ELEE schools more than trumpeters. The three storage closets New City Fellowship bequeathed to the program contain a large variety of instruments, including keyboards, drums, violins, violas, trumpets, trombones, clarinets, saxophones, woodwinds and a cello – for starters.

“We also have a French horn and a tuba, but we don’t have teachers for those,” O’Neil says. “Then there are the ukuleles, the bass guitars and all kinds of other guitars. Really, we have so many guitars.”

ELEE purchased a small number of instruments in 2014, when its schedule consisted of two one-hour classes each week.
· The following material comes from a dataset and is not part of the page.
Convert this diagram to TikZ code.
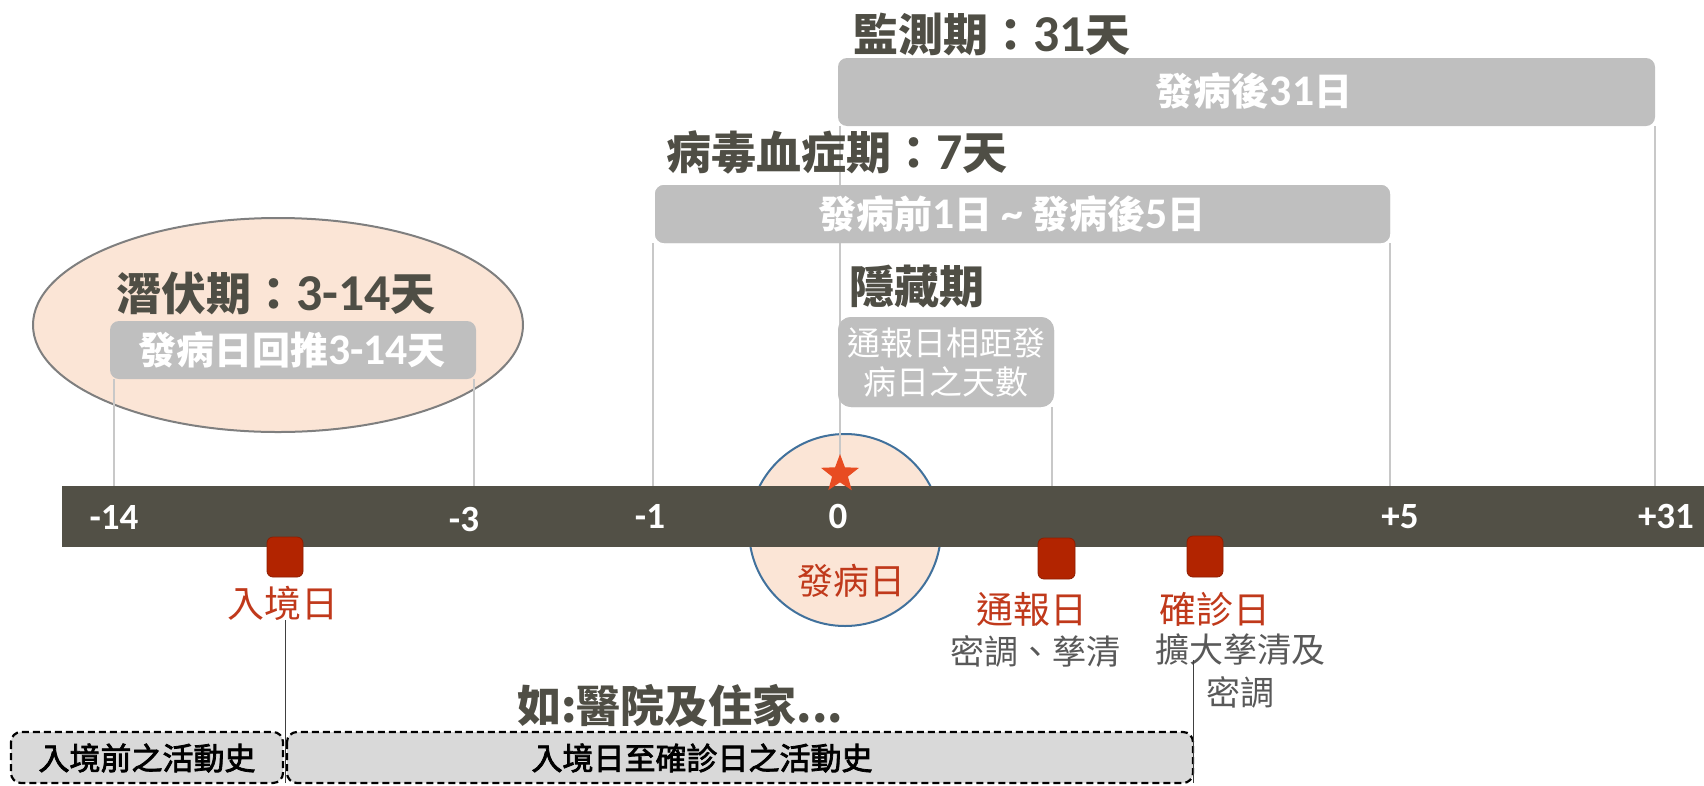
\documentclass[tikz,border=0pt]{standalone}
\usepackage{fontspec}
\usetikzlibrary{shapes.geometric}
\newfontfamily\cjk{Noto Sans CJK TC}
\newfontfamily\cjkmed[FakeBold=2.5]{Noto Sans CJK TC}
\newfontfamily\lat[Scale=1.15]{Carlito}
\newfontfamily\latbar{Carlito}
\newcommand\dg[1]{{\lat #1}}
\definecolor{barc}{HTML}{525046}
\definecolor{titlec}{HTML}{4F4E45}
\definecolor{boxg}{HTML}{BFBFBF}
\definecolor{peach}{HTML}{FBE5D6}
\definecolor{circb}{HTML}{41719C}
\definecolor{ellb}{HTML}{7F7F7F}
\definecolor{redt}{HTML}{C0391B}
\definecolor{markc}{HTML}{B22400}
\definecolor{starc}{HTML}{E84C22}
\definecolor{grayt}{HTML}{595959}
\definecolor{tickc}{HTML}{C8C8C8}
\definecolor{dashf}{HTML}{D9D9D9}
\tikzset{
  ticksty/.style={draw=tickc, line width=1.5pt},
  graybox/.style={fill=boxg, rounded corners=9pt},
  titletext/.style={font=\cjk\bfseries\fontsize{45}{50}\selectfont, text=titlec, inner sep=0},
  whitetext/.style={font=\cjk\bfseries\fontsize{38}{42}\selectfont, text=white, inner sep=0},
  barlabel/.style={font=\latbar\bfseries\fontsize{37}{40}\selectfont, text=white, inner sep=0},
  redlabel/.style={font=\cjk\fontsize{37}{42}\selectfont, text=redt, inner sep=0},
  graytext/.style={font=\cjk\fontsize{34}{43}\selectfont, text=grayt, inner sep=0, align=center},
  marker/.style={fill=markc, draw=markc!80!black, line width=0.8pt, rounded corners=6pt},
  dashbox/.style={fill=dashf, draw=black, line width=2.2pt, dash pattern=on 7pt off 4pt, rounded corners=10pt},
  blacktext/.style={font=\cjkmed\fontsize{31}{36}\selectfont, text=black, inner sep=0},
  conn/.style={draw=black!75, line width=1pt}
}
\begin{document}
\begin{tikzpicture}[x=1pt,y=-1pt]
\useasboundingbox (0,0) rectangle (1704,785);
% ellipse and circle
\node[ellipse, fill=peach, draw=ellb, line width=2pt, minimum width=490pt, minimum height=214pt, inner sep=0] (ell) at (278,325) {};
\node[circle, fill=peach, draw=circb, line width=2pt, minimum size=192pt, inner sep=0] (circ) at (845,530) {};
% boxes
\path[graybox] (838,58) rectangle (1655,126);
\node[coordinate] (monbl) at (840,126) {};
\node[coordinate] (monbr) at (1655,126) {};
\path[graybox] (655,185) rectangle (1390,243);
\node[coordinate] (virbl) at (653,243) {};
\node[coordinate] (virbr) at (1390,243) {};
\path[graybox, rounded corners=13pt] (838,317) rectangle (1054,407);
\node[coordinate] (hidbr) at (1052,407) {};
\path[graybox] (110,321) rectangle (476,379);
\node[coordinate] (incbl) at (114,379) {};
\node[coordinate] (incbr) at (474,379) {};
% tick targets on bar
\node[coordinate] (t14) at (114,486) {};
\node[coordinate] (t3) at (474,486) {};
\node[coordinate] (t1) at (653,486) {};
\node[coordinate] (t0) at (840,470) {};
\node[coordinate] (thid) at (1052,486) {};
\node[coordinate] (t5) at (1390,486) {};
\node[coordinate] (t31) at (1655,486) {};
\draw[ticksty] (incbl) -- (t14);
\draw[ticksty] (incbr) -- (t3);
\draw[ticksty] (virbl) -- (t1);
\draw[ticksty] (virbr) -- (t5);
\draw[ticksty] (monbl) -- (t0);
\draw[ticksty] (monbr) -- (t31);
\draw[ticksty] (hidbr) -- (thid);
% redraw boxes above 0 line
\path[graybox] (655,185) rectangle (1390,243);
\path[graybox, rounded corners=13pt] (838,317) rectangle (1054,407);
% bar
\fill[barc] (62,486) rectangle (1704,547);
\node[star, star points=5, star point ratio=2.4, fill=starc, minimum size=40pt, inner sep=0] (star) at (840,474) {};
% bar labels
\node[barlabel] (l14) at (114,517) {-14};
\node[barlabel] (l3) at (464,519) {-3};
\node[barlabel] (l1) at (650,516) {-1};
\node[barlabel] (l0) at (838,516) {0};
\node[barlabel] (l5) at (1400,517) {+5};
\node[barlabel] (l31) at (1666,516) {+31};
% markers
\path[marker] (267,537) rectangle (303,577);
\path[marker] (1038,538) rectangle (1075,579);
\path[marker] (1187,536) rectangle (1223,577);
% titles
\node[titletext] (montitle) at (992,34) {監測期：\dg{31}天};
\node[whitetext] (montext) at (1254,91) {發病後\dg{31}日};
\node[titletext] (virtitle) at (837,152) {病毒血症期：\dg{7}天};
\node[whitetext] (virtext) at (1012,214) {發病前\dg{1}日 \dg{\~{}} 發病後\dg{5}日};
\node[titletext] (hidtitle) at (917,286) {隱藏期};
\node[font=\cjk\fontsize{33}{39}\selectfont, text=white, inner sep=0, align=center] (hidtext) at (946,362) {通報日相距發\\病日之天數};
\node[titletext] (inctitle) at (276,293) {潛伏期：\dg{3-14}天};
\node[whitetext] (inctext) at (292,350) {發病日回推\dg{3-14}天};
% red labels
\node[font=\cjk\fontsize{36}{42}\selectfont, text=redt, inner sep=0] (onset) at (851,581) {發病日};
\node[redlabel] (entry) at (283,603) {入境日};
\node[redlabel] (report) at (1032,609) {通報日};
\node[redlabel] (diag) at (1215,609) {確診日};
\node[graytext] (reptext) at (1035,652) {密調、孳清};
\node[graytext, anchor=north] (diagtext) at (1240,634) {擴大孳清及\\密調};
% activity boxes
\path[dashbox] (11,732) rectangle (283,783);
\path[dashbox] (287,732) rectangle (1193,783);
\node[blacktext] (pre) at (147,758) {入境前之活動史};
\node[blacktext] (post) at (702,758) {入境日至確診日之活動史};
\node[font=\cjk\bfseries\fontsize{44}{50}\selectfont, text=titlec, inner sep=0] (eg) at (680,706) {如:醫院及住家...};
\node[coordinate] (entryend) at (285,783) {};
\node[coordinate] (diagend) at (1193,783) {};
\node[coordinate] (diagstart) at (1193,660) {};
\draw[conn] (entry.south -| entryend) -- (entryend);
\draw[conn] (diagstart) -- (diagend);
\end{tikzpicture}
\end{document}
The collection grew after the local YMCA hosted an instrument drive and has since exploded as members of the community donate used instruments.

There are plenty of eager hands ready to grasp these implements and begin making music. ELEE has about 70 students on its roll, O’Neil says, about 45 of which can be found at New City Fellowship any given weekday.

Each of these students are at one of four levels of instruction based on their age. These include Loquitos, which means “crazy little ones,” Classicos, which O’Neil insists is made-up despite also being the name of a brand of pasta sauce, Antiguas for middle schoolers, and interns. Each level comes with an increase in responsibility, O’Neil notes.

“When they become a Classicos, their responsibility for caring for their instrument and the way they include younger students goes up. By the time they’re 14, they’re eligible to be a paid intern.”

When ELEE students graduate from high school, they graduate from the program. O’Neil says the goal is not to turn them into professional musicians by that time but good citizens.

“We’re not training virtuosos; we’re training cheerful generalists.”

To this end, ELEE even has an ensemble for children who might not be musically inclined – the Bucket Band. Taught by Kofi Mawuko, a Ghanaian drummer and singer who lives nearby, the crude tools of this plucky group include drumsticks and five-gallon plastic buckets.

“Bucket Band is very popular, especially with our youngest students,” O’Neil laughs. “They learn by rote, so our students don’t struggle with rhythm the way a lot of musicians do as they’re learning to read music.”

All of that said, O’Neil says she would not be surprised if ELEE produces another Gustavo Dudamel, given the quality of its teachers and the instruction they provide. If there are any future Kendrick Lamars or Yo-Yo Mas on the roll at ELEE, O’Neil suggests one of the guest teachers might provide the spark of inspiration that will place them on a more rigorous path.

Recent visiting instructors include Carmen Elisa Cancél, a Puerto Rican opera singer from New York City, and Randy Mason, a rapper from the Bronx. Cancél worked with ELLE’s choir, while Mason led sessions on collaborative song writing.

Funding for guest teachers as well as ELEE’s staff comes from various sources, including the Tennessee Arts Commission, the local chapter of the United Way, four area churches and numerous individual donors and businesses.

However, not all of the help ELEE receives is legal tender, O’Neil smiles.

“Home Depot and Lowe’s used to donate the buckets the Bucket Band uses, and we’d split them in half about every six months. Then M&M Industries (a Chattanooga-based container manufacturer) saw one of our videos and offered to make buckets designed to be instruments for us. So, we have our own buckets with our own branding. And we haven’t split one yet.

“Access to music education is often based on wealth. You have to have money for the instrument and the lessons and the transportation and the concert attire. It’s a long list and a significant barrier. But people in Chattanooga believe in us, and it’s cool to see them removing that barrier. They care enough to walk with our students and help them to become whoever they are.”